Grandmother waited 14 hours for an ambulance after slipping over in the bath


A pensioner had to wait more than 14 hours for an ambulance to come and take her to hospital after she fell at home.
Barbara Crafter, 81, fell in her bathtub at her property in Newport, Gwent.
She was home alone at the time, but concerned neighbours heard her groaning and phoned her family.
Barbara’s daughter, Lesley Morgan, said she was told by the 999 emergency service when she arrived at 7pm that there was a seven-hour wait for an ambulance.
She said that her mum, who has a heart condition, had to wait double that time and suffered a ‘terrible ordeal’ when paramedics turned up at 10am the next day.
There was a further wait for Barbara to be seen by a doctor when she arrived at the hospital.

Lesley said: ‘My mum has a serious heart condition and uses a pacemaker. The stress was not good for her health. I couldn’t move her at first and my mum was crying in agony.
‘I managed to put her on the toilet where she was more comfortable, yet six hours went by, and the ambulance still hadn’t turned up.’
Lesley called for an ambulance again at 1am and said she was told that her mum would be put at the back of the queue as it would be treated as a new call.
She said: ‘So, I called again at 1am and I was told it would be treated as a new call and that my mum would be put at the back of the queue.
‘The ambulance didn’t arrive until around 10am.’
The Welsh Ambulance Service Trust (WAST) has since said that the incident was treated as a new call because the family had originally cancelled the ambulance, before ringing back to say they needed help.
Lesley continued: ‘By the time she was taken to the hospital none of us had any sleep. The system is broken. If you ring 999, you don’t get an emergency response.
‘I’ve had to watch my mum be in pain all night. If you’re a priority patient, you should be setting seen quicker.’
WAST has since apologised, saying Barbara went through a ‘distressing’ period when she was waiting for the ambulance to arrive.
Liam Williams, executive director of quality and nursing at the Welsh Ambulance Service, said: ‘I would like to extend my sincere apologies to Mrs Crafter for what would have been a distressing wait for an ambulance.
‘This is not the standard of service we aspire to deliver, and we recognise that this is not what people expect of us.
‘We will be reaching out to Mrs Crafter and her family to better understand their experience and investigate what happened.’
WAST declined to comment further when approached by Metro.

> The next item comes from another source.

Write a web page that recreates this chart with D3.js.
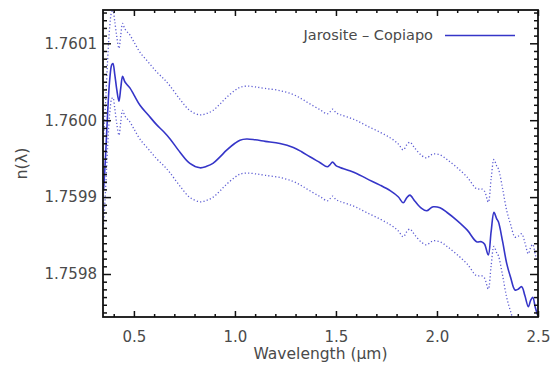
<!DOCTYPE html>
<html><head><meta charset="utf-8">
<script src="https://cdn.jsdelivr.net/npm/d3@7"></script>
<style>body{margin:0;background:#fff}svg{display:block}</style>
</head><body><svg id="c" width="552" height="366"></svg>
<script>
const wavelength = [0.350,0.360,0.370,0.380,0.390,0.396,0.405,0.415,0.426,0.435,0.444,0.455,0.470,0.480,0.500,0.530,0.570,0.612,0.650,0.678,0.728,0.777,0.827,0.860,0.891,0.925,0.959,1.000,1.025,1.058,1.100,1.150,1.223,1.289,1.330,1.371,1.420,1.457,1.470,1.483,1.500,1.520,1.560,1.602,1.652,1.718,1.770,1.808,1.833,1.850,1.866,1.890,1.924,1.949,1.970,1.982,2.015,2.050,2.097,2.150,2.196,2.220,2.235,2.254,2.268,2.282,2.295,2.304,2.325,2.345,2.365,2.386,2.400,2.419,2.435,2.452,2.464,2.474,2.487,2.498];
const nMain = [1.7599090,1.7599550,1.7600100,1.7600520,1.7600720,1.7600736,1.7600600,1.7600400,1.7600247,1.7600420,1.7600571,1.7600500,1.7600450,1.7600420,1.7600330,1.7600195,1.7600071,1.7599942,1.7599844,1.7599760,1.7599584,1.7599438,1.7599381,1.7599400,1.7599438,1.7599520,1.7599610,1.7599700,1.7599740,1.7599755,1.7599745,1.7599725,1.7599697,1.7599645,1.7599590,1.7599524,1.7599450,1.7599394,1.7599420,1.7599455,1.7599410,1.7599386,1.7599350,1.7599308,1.7599240,1.7599156,1.7599080,1.7599004,1.7598926,1.7598990,1.7599026,1.7598950,1.7598853,1.7598822,1.7598860,1.7598874,1.7598861,1.7598800,1.7598701,1.7598570,1.7598420,1.7598420,1.7598390,1.7598247,1.7598550,1.7598801,1.7598720,1.7598679,1.7598420,1.7598138,1.7597950,1.7597792,1.7597800,1.7597835,1.7597720,1.7597575,1.7597660,1.7597697,1.7597560,1.7597468];
const nUpper = [1.7599778,1.7600238,1.7600788,1.7601208,1.7601408,1.7601424,1.7601288,1.7601088,1.7600935,1.7601108,1.7601259,1.7601188,1.7601138,1.7601108,1.7601018,1.7600883,1.7600759,1.7600630,1.7600532,1.7600448,1.7600272,1.7600126,1.7600069,1.7600088,1.7600126,1.7600208,1.7600298,1.7600388,1.7600428,1.7600443,1.7600433,1.7600413,1.7600385,1.7600333,1.7600278,1.7600212,1.7600138,1.7600082,1.7600108,1.7600143,1.7600098,1.7600074,1.7600038,1.7599996,1.7599928,1.7599844,1.7599768,1.7599692,1.7599614,1.7599678,1.7599714,1.7599638,1.7599541,1.7599510,1.7599548,1.7599562,1.7599549,1.7599488,1.7599389,1.7599258,1.7599108,1.7599108,1.7599078,1.7598935,1.7599238,1.7599489,1.7599408,1.7599367,1.7599108,1.7598826,1.7598638,1.7598480,1.7598488,1.7598523,1.7598408,1.7598263,1.7598348,1.7598385,1.7598248,1.7598156];
const nLower = [1.7598648,1.7599108,1.7599658,1.7600078,1.7600278,1.7600294,1.7600158,1.7599958,1.7599805,1.7599978,1.7600129,1.7600058,1.7600008,1.7599978,1.7599888,1.7599753,1.7599629,1.7599500,1.7599402,1.7599318,1.7599142,1.7598996,1.7598939,1.7598958,1.7598996,1.7599078,1.7599168,1.7599258,1.7599298,1.7599313,1.7599303,1.7599283,1.7599255,1.7599203,1.7599148,1.7599082,1.7599008,1.7598952,1.7598978,1.7599013,1.7598968,1.7598944,1.7598908,1.7598866,1.7598798,1.7598714,1.7598638,1.7598562,1.7598484,1.7598548,1.7598584,1.7598508,1.7598411,1.7598380,1.7598418,1.7598432,1.7598419,1.7598358,1.7598259,1.7598128,1.7597978,1.7597978,1.7597948,1.7597805,1.7598108,1.7598359,1.7598278,1.7598237,1.7597978,1.7597696,1.7597508,1.7597350,1.7597358,1.7597393,1.7597278,1.7597133,1.7597218,1.7597255,1.7597118,1.7597026];
const xTicks = [0.5,1.0,1.5,2.0,2.5];
const xTickLabels = ["0.5","1.0","1.5","2.0","2.5"];
const yTicks = [1.7598,1.7599,1.7600,1.7601];
const yTickLabels = ["1.7598","1.7599","1.7600","1.7601"];
const legendLabel = "Jarosite \u2013 Copiapo";
const xTitle = "Wavelength (\u03bcm)";
const yTitle = "n(\u03bb)";

const L=103,R=538,T=10,B=317;
const svg=d3.select("#c");
const x=d3.scaleLinear().domain([0.347,2.5]).range([L,R]);
const y=d3.scaleLinear().domain([1.7598,1.7601]).range([274,43.3]);
const blue="#3535c8", txt="#4a4a4a", font="DejaVu Sans, sans-serif";

svg.append("clipPath").attr("id","clip").append("rect").attr("x",L).attr("y",T).attr("width",R-L).attr("height",B-T);
const g=svg.append("g").attr("clip-path","url(#clip)");
const line=(arr)=>d3.line().x((d,i)=>x(wavelength[i])).y(d=>y(d)).curve(d3.curveCatmullRom.alpha(0.5))(arr);
g.append("path").attr("d",line(nUpper)).attr("fill","none").attr("stroke",blue).attr("stroke-width",1.3).attr("stroke-dasharray","1.2 2.2").attr("opacity",0.8);
g.append("path").attr("d",line(nLower)).attr("fill","none").attr("stroke",blue).attr("stroke-width",1.3).attr("stroke-dasharray","1.2 2.2").attr("opacity",0.8);
g.append("path").attr("d",line(nMain)).attr("fill","none").attr("stroke",blue).attr("stroke-width",1.6);

// axes with inward ticks
const xMinor=d3.range(0.4,2.5001,0.1).filter(v=>!xTicks.some(t=>Math.abs(t-v)<1e-6));
const yLo=y.invert(B), yHi=y.invert(T);
const yMinor=d3.range(Math.ceil(yLo*1e5)/1e5,yHi,0.00001).filter(v=>!yTicks.some(t=>Math.abs(t-v)<1e-7));
svg.append("g").attr("transform",`translate(0,${B})`).call(d3.axisBottom(x).tickValues(xTicks).tickFormat((d,i)=>xTickLabels[i]).tickSize(-6).tickPadding(14));
svg.append("g").attr("transform",`translate(0,${B})`).call(d3.axisBottom(x).tickValues(xMinor).tickSize(-3).tickFormat(""));
svg.append("g").attr("transform",`translate(0,${T})`).call(d3.axisTop(x).tickValues(xTicks).tickSize(-6).tickFormat(""));
svg.append("g").attr("transform",`translate(0,${T})`).call(d3.axisTop(x).tickValues(xMinor).tickSize(-3).tickFormat(""));
svg.append("g").attr("transform",`translate(${L},0)`).call(d3.axisLeft(y).tickValues(yTicks).tickFormat((d,i)=>yTickLabels[i]).tickSize(-8).tickPadding(6));
svg.append("g").attr("transform",`translate(${L},0)`).call(d3.axisLeft(y).tickValues(yMinor).tickSize(-4).tickFormat(""));
svg.append("g").attr("transform",`translate(${R},0)`).call(d3.axisRight(y).tickValues(yTicks).tickSize(-8).tickFormat(""));
svg.append("g").attr("transform",`translate(${R},0)`).call(d3.axisRight(y).tickValues(yMinor).tickSize(-4).tickFormat(""));
svg.selectAll(".domain").remove();
svg.selectAll(".tick line").attr("stroke","#111").attr("stroke-width",1.5);
svg.selectAll(".tick text").attr("font-family",font).attr("font-size",15).attr("fill",txt);
svg.append("rect").attr("x",L).attr("y",T).attr("width",R-L).attr("height",B-T).attr("fill","none").attr("stroke","#111").attr("stroke-width",1.8);

svg.append("text").attr("x",(L+R)/2).attr("y",359).attr("text-anchor","middle").attr("font-family",font).attr("font-size",15.5).attr("fill",txt).text(xTitle);
svg.append("text").attr("transform",`translate(27,${(T+B)/2}) rotate(-90)`).attr("text-anchor","middle").attr("font-family",font).attr("font-size",16).attr("fill",txt).text(yTitle);

// legend
svg.append("text").attr("x",433).attr("y",40).attr("text-anchor","end").attr("font-family",font).attr("font-size",14.5).attr("fill",txt).text(legendLabel);
svg.append("line").attr("x1",445).attr("x2",515).attr("y1",35.5).attr("y2",35.5).attr("stroke",blue).attr("stroke-width",1.6);
</script></body></html>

Recent problems highlighted by reports in Wales said that ambulance crews have been waiting an average of two hours outside hospitals to hand over patients.
A Freedom of Information request (FOI) by BBC Wales found 23,334 ambulances waited outside a hospital for at least four hours last year as crews waited to hand patients over.

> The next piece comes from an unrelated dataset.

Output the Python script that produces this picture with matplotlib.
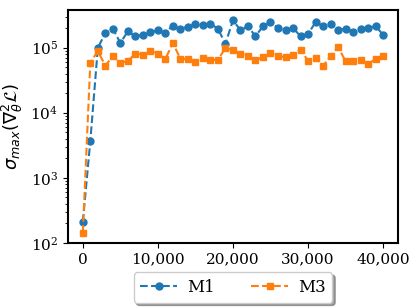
import matplotlib
matplotlib.use("Agg")
import matplotlib.pyplot as plt

plt.rcParams['font.family'] = 'serif'
plt.rcParams['mathtext.fontset'] = 'dejavusans'

# iterasi tiap 1000 step
steps = list(range(0, 41000, 1000))

m1 = [210, 3.7e3, 9.9e4, 1.68e5, 1.96e5, 1.18e5, 1.78e5, 1.49e5, 1.58e5, 1.72e5,
      1.85e5, 1.68e5, 2.18e5, 1.96e5, 2.08e5, 2.29e5, 2.23e5, 2.34e5, 1.94e5, 1.15e5,
      2.63e5, 1.85e5, 2.13e5, 1.49e5, 2.13e5, 2.45e5, 2.01e5, 1.85e5, 2.01e5, 1.49e5,
      1.62e5, 2.45e5, 2.13e5, 2.29e5, 1.89e5, 1.94e5, 1.76e5, 1.96e5, 2.01e5, 2.13e5,
      1.58e5]

m3 = [144, 5.9e4, 8.8e4, 5.3e4, 7.4e4, 5.8e4, 6.2e4, 8.1e4, 7.8e4, 9.0e4,
      8.0e4, 6.7e4, 1.18e5, 6.7e4, 6.7e4, 6.0e4, 6.9e4, 6.5e4, 6.5e4, 9.9e4,
      9.1e4, 8.1e4, 7.5e4, 6.4e4, 7.2e4, 8.3e4, 7.4e4, 7.1e4, 7.8e4, 9.3e4,
      6.3e4, 6.9e4, 5.2e4, 7.5e4, 1.02e5, 6.2e4, 6.2e4, 6.4e4, 5.6e4, 6.7e4,
      7.4e4]

fig, ax = plt.subplots(figsize=(4.16, 3.08), dpi=100)
fig.subplots_adjust(left=0.163, right=0.957, top=0.968, bottom=0.211)

ax.plot(steps, m1, '--', marker='o', markersize=5, color='tab:blue', label='M1')
ax.plot(steps, m3, '--', marker='s', markersize=5, color='tab:orange', label='M3')

ax.set_yscale('log')
ax.set_ylim(100, 3.8e5)
ax.set_xticks([0, 10000, 20000, 30000, 40000])
ax.set_xticklabels(['0', '10,000', '20,000', '30,000', '40,000'])
ax.tick_params(labelsize=11)
ax.set_ylabel(r'$\sigma_{max}(\nabla^2_\theta \mathcal{L})$', fontsize=13)

for s in ax.spines.values():
    s.set_linewidth(1.5)

ax.legend(loc='upper center', bbox_to_anchor=(0.5, -0.09), ncol=2, shadow=True,
          fontsize=12, handlelength=2.2, handletextpad=0.6, columnspacing=2.2)

fig.savefig('out.png', dpi=100)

Crews must stay with their patients until they can be brought in by staff inside the hospital emergency units and nearly 73,000 ambulances were left waiting over an hour in 2024.
WAST executive director Lee Brooks acknowledged public frustrations with ambulance wait times, but said: ‘The time it takes for a patient to move from the ambulance into an emergency department is not directly in our control’.
He said WAST was ‘thinking very differently’ about how it will provide services in the future.
Earlier this month, the Welsh health secretary Jeremy Miles said ambulance response time targets would be overhauled, with major trauma incidents and cardiac and respiratory arrests to be covered by two new categories.